__To do__. Retype the whole listing verbatim and keep the pictures out of it.

__Data shown__.
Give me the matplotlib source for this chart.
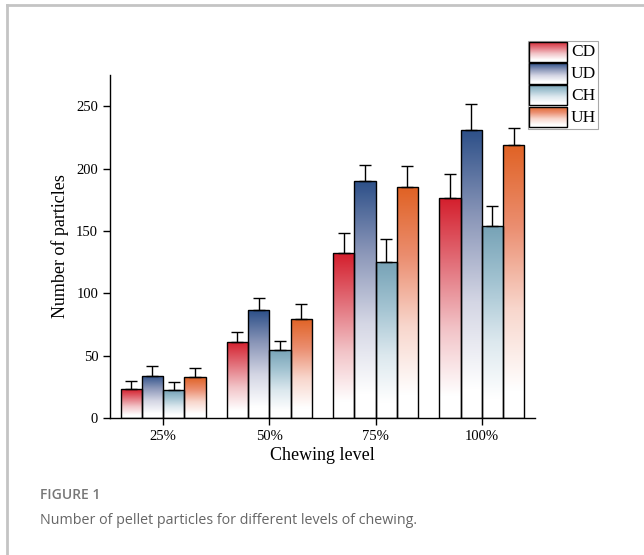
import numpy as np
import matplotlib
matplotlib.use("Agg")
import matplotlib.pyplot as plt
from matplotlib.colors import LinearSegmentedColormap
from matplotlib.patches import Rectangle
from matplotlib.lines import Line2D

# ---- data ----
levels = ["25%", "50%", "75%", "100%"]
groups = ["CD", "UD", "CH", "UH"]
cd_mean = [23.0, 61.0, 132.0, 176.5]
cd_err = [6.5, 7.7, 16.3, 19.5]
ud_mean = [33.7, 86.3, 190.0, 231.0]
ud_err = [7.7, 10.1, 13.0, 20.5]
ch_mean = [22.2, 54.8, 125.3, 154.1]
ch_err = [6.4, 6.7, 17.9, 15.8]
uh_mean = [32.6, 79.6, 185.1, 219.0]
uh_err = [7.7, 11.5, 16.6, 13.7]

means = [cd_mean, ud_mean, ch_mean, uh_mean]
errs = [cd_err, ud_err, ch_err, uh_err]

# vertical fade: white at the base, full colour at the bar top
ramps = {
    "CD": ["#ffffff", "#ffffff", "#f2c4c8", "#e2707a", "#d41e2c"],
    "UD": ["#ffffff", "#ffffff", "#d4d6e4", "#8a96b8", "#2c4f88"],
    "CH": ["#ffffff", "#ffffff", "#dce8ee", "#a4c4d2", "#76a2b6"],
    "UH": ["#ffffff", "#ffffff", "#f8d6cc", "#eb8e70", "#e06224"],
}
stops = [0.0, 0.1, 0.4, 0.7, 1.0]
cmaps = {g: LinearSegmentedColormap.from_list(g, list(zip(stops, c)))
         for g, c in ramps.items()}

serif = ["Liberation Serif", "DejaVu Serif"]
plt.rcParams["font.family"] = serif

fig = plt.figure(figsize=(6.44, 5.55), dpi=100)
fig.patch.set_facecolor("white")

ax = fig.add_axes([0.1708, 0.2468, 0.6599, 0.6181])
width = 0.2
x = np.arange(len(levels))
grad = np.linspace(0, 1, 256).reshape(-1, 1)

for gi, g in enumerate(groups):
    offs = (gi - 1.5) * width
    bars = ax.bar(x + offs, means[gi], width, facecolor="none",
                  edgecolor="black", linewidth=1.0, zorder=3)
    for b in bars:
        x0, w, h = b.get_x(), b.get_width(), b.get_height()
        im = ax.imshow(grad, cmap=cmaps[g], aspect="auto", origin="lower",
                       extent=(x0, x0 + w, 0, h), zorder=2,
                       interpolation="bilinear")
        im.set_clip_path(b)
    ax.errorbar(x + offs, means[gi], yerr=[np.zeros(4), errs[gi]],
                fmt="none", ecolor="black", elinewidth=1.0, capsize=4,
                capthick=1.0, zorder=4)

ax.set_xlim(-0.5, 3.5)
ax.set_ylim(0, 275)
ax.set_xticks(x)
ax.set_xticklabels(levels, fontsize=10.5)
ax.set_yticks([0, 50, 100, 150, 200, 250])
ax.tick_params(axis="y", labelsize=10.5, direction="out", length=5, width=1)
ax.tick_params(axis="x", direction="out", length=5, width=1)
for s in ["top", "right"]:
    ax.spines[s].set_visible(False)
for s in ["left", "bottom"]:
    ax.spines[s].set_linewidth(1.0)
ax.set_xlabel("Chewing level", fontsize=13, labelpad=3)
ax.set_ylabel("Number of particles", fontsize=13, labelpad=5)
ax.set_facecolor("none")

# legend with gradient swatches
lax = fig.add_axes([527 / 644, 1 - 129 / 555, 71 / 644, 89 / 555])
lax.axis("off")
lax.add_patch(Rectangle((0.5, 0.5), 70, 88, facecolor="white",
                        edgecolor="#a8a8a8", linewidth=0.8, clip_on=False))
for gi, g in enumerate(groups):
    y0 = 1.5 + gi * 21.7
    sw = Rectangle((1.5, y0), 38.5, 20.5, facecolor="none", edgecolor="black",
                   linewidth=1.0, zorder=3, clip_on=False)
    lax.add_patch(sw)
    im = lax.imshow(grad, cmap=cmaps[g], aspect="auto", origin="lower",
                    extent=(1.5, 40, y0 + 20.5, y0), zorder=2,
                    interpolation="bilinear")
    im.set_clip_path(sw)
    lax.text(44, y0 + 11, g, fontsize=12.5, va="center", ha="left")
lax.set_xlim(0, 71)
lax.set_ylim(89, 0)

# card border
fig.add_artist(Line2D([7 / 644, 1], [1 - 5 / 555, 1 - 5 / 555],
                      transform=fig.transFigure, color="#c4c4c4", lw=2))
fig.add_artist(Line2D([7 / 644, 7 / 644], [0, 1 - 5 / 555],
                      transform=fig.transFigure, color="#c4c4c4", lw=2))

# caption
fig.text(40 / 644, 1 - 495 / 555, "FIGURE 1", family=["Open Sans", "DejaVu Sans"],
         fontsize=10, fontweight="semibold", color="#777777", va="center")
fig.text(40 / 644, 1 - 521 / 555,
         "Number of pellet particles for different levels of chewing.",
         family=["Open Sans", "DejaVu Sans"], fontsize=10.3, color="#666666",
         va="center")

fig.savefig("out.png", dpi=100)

__Expected output__.
Give me the matplotlib source for this chart.
import numpy as np
import matplotlib
matplotlib.use("Agg")
import matplotlib.pyplot as plt
from matplotlib.colors import LinearSegmentedColormap
from matplotlib.patches import Rectangle
from matplotlib.lines import Line2D

# ---- data ----
levels = ["25%", "50%", "75%", "100%"]
groups = ["CD", "UD", "CH", "UH"]
cd_mean = [23.0, 61.0, 132.0, 176.5]
cd_err = [6.5, 7.7, 16.3, 19.5]
ud_mean = [33.7, 86.3, 190.0, 231.0]
ud_err = [7.7, 10.1, 13.0, 20.5]
ch_mean = [22.2, 54.8, 125.3, 154.1]
ch_err = [6.4, 6.7, 17.9, 15.8]
uh_mean = [32.6, 79.6, 185.1, 219.0]
uh_err = [7.7, 11.5, 16.6, 13.7]

means = [cd_mean, ud_mean, ch_mean, uh_mean]
errs = [cd_err, ud_err, ch_err, uh_err]

# vertical fade: white at the base, full colour at the bar top
ramps = {
    "CD": ["#ffffff", "#ffffff", "#f2c4c8", "#e2707a", "#d41e2c"],
    "UD": ["#ffffff", "#ffffff", "#d4d6e4", "#8a96b8", "#2c4f88"],
    "CH": ["#ffffff", "#ffffff", "#dce8ee", "#a4c4d2", "#76a2b6"],
    "UH": ["#ffffff", "#ffffff", "#f8d6cc", "#eb8e70", "#e06224"],
}
stops = [0.0, 0.1, 0.4, 0.7, 1.0]
cmaps = {g: LinearSegmentedColormap.from_list(g, list(zip(stops, c)))
         for g, c in ramps.items()}

serif = ["Liberation Serif", "DejaVu Serif"]
plt.rcParams["font.family"] = serif

fig = plt.figure(figsize=(6.44, 5.55), dpi=100)
fig.patch.set_facecolor("white")

ax = fig.add_axes([0.1708, 0.2468, 0.6599, 0.6181])
width = 0.2
x = np.arange(len(levels))
grad = np.linspace(0, 1, 256).reshape(-1, 1)

for gi, g in enumerate(groups):
    offs = (gi - 1.5) * width
    bars = ax.bar(x + offs, means[gi], width, facecolor="none",
                  edgecolor="black", linewidth=1.0, zorder=3)
    for b in bars:
        x0, w, h = b.get_x(), b.get_width(), b.get_height()
        im = ax.imshow(grad, cmap=cmaps[g], aspect="auto", origin="lower",
                       extent=(x0, x0 + w, 0, h), zorder=2,
                       interpolation="bilinear")
        im.set_clip_path(b)
    ax.errorbar(x + offs, means[gi], yerr=[np.zeros(4), errs[gi]],
                fmt="none", ecolor="black", elinewidth=1.0, capsize=4,
                capthick=1.0, zorder=4)

ax.set_xlim(-0.5, 3.5)
ax.set_ylim(0, 275)
ax.set_xticks(x)
ax.set_xticklabels(levels, fontsize=10.5)
ax.set_yticks([0, 50, 100, 150, 200, 250])
ax.tick_params(axis="y", labelsize=10.5, direction="out", length=5, width=1)
ax.tick_params(axis="x", direction="out", length=5, width=1)
for s in ["top", "right"]:
    ax.spines[s].set_visible(False)
for s in ["left", "bottom"]:
    ax.spines[s].set_linewidth(1.0)
ax.set_xlabel("Chewing level", fontsize=13, labelpad=3)
ax.set_ylabel("Number of particles", fontsize=13, labelpad=5)
ax.set_facecolor("none")

# legend with gradient swatches
lax = fig.add_axes([527 / 644, 1 - 129 / 555, 71 / 644, 89 / 555])
lax.axis("off")
lax.add_patch(Rectangle((0.5, 0.5), 70, 88, facecolor="white",
                        edgecolor="#a8a8a8", linewidth=0.8, clip_on=False))
for gi, g in enumerate(groups):
    y0 = 1.5 + gi * 21.7
    sw = Rectangle((1.5, y0), 38.5, 20.5, facecolor="none", edgecolor="black",
                   linewidth=1.0, zorder=3, clip_on=False)
    lax.add_patch(sw)
    im = lax.imshow(grad, cmap=cmaps[g], aspect="auto", origin="lower",
                    extent=(1.5, 40, y0 + 20.5, y0), zorder=2,
                    interpolation="bilinear")
    im.set_clip_path(sw)
    lax.text(44, y0 + 11, g, fontsize=12.5, va="center", ha="left")
lax.set_xlim(0, 71)
lax.set_ylim(89, 0)

# card border
fig.add_artist(Line2D([7 / 644, 1], [1 - 5 / 555, 1 - 5 / 555],
                      transform=fig.transFigure, color="#c4c4c4", lw=2))
fig.add_artist(Line2D([7 / 644, 7 / 644], [0, 1 - 5 / 555],
                      transform=fig.transFigure, color="#c4c4c4", lw=2))

# caption
fig.text(40 / 644, 1 - 495 / 555, "FIGURE 1", family=["Open Sans", "DejaVu Sans"],
         fontsize=10, fontweight="semibold", color="#777777", va="center")
fig.text(40 / 644, 1 - 521 / 555,
         "Number of pellet particles for different levels of chewing.",
         family=["Open Sans", "DejaVu Sans"], fontsize=10.3, color="#666666",
         va="center")

fig.savefig("out.png", dpi=100)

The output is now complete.